El azar y la necesidad

Más Attlee y menos Cameron

Al finalizar la Segunda Guerra Mundial, la Gran Bretaña, al igual que la mayoría de países europeos, estaba sumida en una profunda crisis. La deuda era monstruosa,  subía a más de 15.000 millones de dólares, el Banco de Inglaterra estaba en bancarrota técnica, la libra se había desvalorizado a la mitad de su valor anterior a la guerra y muchas ciudades estaban en ruinas por culpa de los bombardeos. Este era el panorama que se encontró Clement Attlee cuando, contra todo pronóstico, ganó las elecciones de julio de 1945 a Winston Churchill. Churchill, durante la campaña electoral, acusó a los laboristas de soñadores socialistas, de aspirar a utopías que provocaban pesadillas, pero muchas de las reformas que Attlee puso en marcha en su mandato fueron respetadas posteriormente por el líder conservador. La victoria de Attlee causó cierta sorpresa a nivel internacional, un hombre aparentemente sin carisma, poco dado al exhibicionismo, gris en contraste con su antecesor. Pero esa falta de cualidades mediáticas en el carácter de Attlee no eran un defecto, eran el reflejo de alguien más preocupado en servir a sus conciudadanos que en labrarse una carrera política.

El escritor británico Tony Judt en su magnífico libro El reflejo de la memoria nos habla de la honestidad de Attlee y define perfectamente cómo reconocer a un político serio al afirmar: "La seriedad moral en la vida pública es como la pornografía: aunque difícil de definir, sabes que lo es cuando la ves." Los británicos supieron ver en Attlee esa seriedad moral imprescindible con el ejercicio de la cosa pública. Y no les defraudó. En contra del pensamiento que hoy defiende el primer ministro Cameron de recortar derechos sociales en un entorno de crisis, Attlee hizo exactamente lo contrario: universalizó el National Health Service, el derecho a la atención sanitaria de toda la población, puso en marcha programas de asistencia alimentaria para la población infantil con menos recursos y tiró adelante un ambicioso programa de construcción de viviendas sociales. En el plano económico las recetas de Attlee harían estremecer, hoy en día, a la City: Nacionalización del Banco de Inglaterra, la electricidad, el gas, la industria metalurgia, los ferrocarriles, las comunicaciones, la minería, la aviación civil... Cuando en el año 1951 volvieron los conservadores, el único sector que privatizaron fue el de la metalurgia.  La Gran Bretaña vivía una situación de emergencia nacional, pero el estado según Attlee estaba para atender a los más débiles y necesitados.

A pesar de los esfuerzos del gobierno laborista, los años de la posguerra no fueron fáciles: hubo racionamiento de un sinfín de productos hasta el año 1954, los salarios estaban en un nivel muy bajo y la austeridad se impuso en el día a día de la vida de los británicos.

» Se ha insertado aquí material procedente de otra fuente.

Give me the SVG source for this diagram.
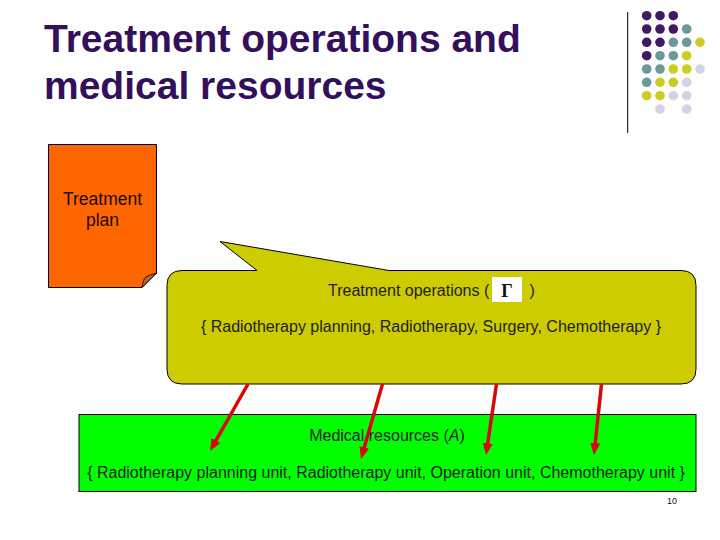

Pero no se contrapuso austeridad a derechos sociales, el país era pobre y  había que repartir el esfuerzo. En esos días, nos cuenta Judt en su libro, los ricos no hacían ostentación, la gente se acostumbró a ahorrar, a reciclar, a valorar lo poco que tenía.

Si a algún político de izquierdas se le ocurriera proponer hoy las reformas que Attlee introdujo en la posguerra sería acusado de revolucionario, de comunista. Pero Attlee no era ni una cosa ni la otra. Era un socialista, eso sí, un reformador con sentido de estado, alguien capaz  en plena crisis de aumentar los derechos sociales, de nacionalizar los principales servicios o de facilitar la independencia de la India. La contribución de Attlee al bienestar de los británicos supera a la de cualquier otro primer ministro del siglo XX y, a pesar de eso, ha quedado relegado en un rincón de la historia, un hecho que, seguramente, habría complacido al político laborista, un hombre de altas cualidades morales que siempre prefirió pasar desapercibido.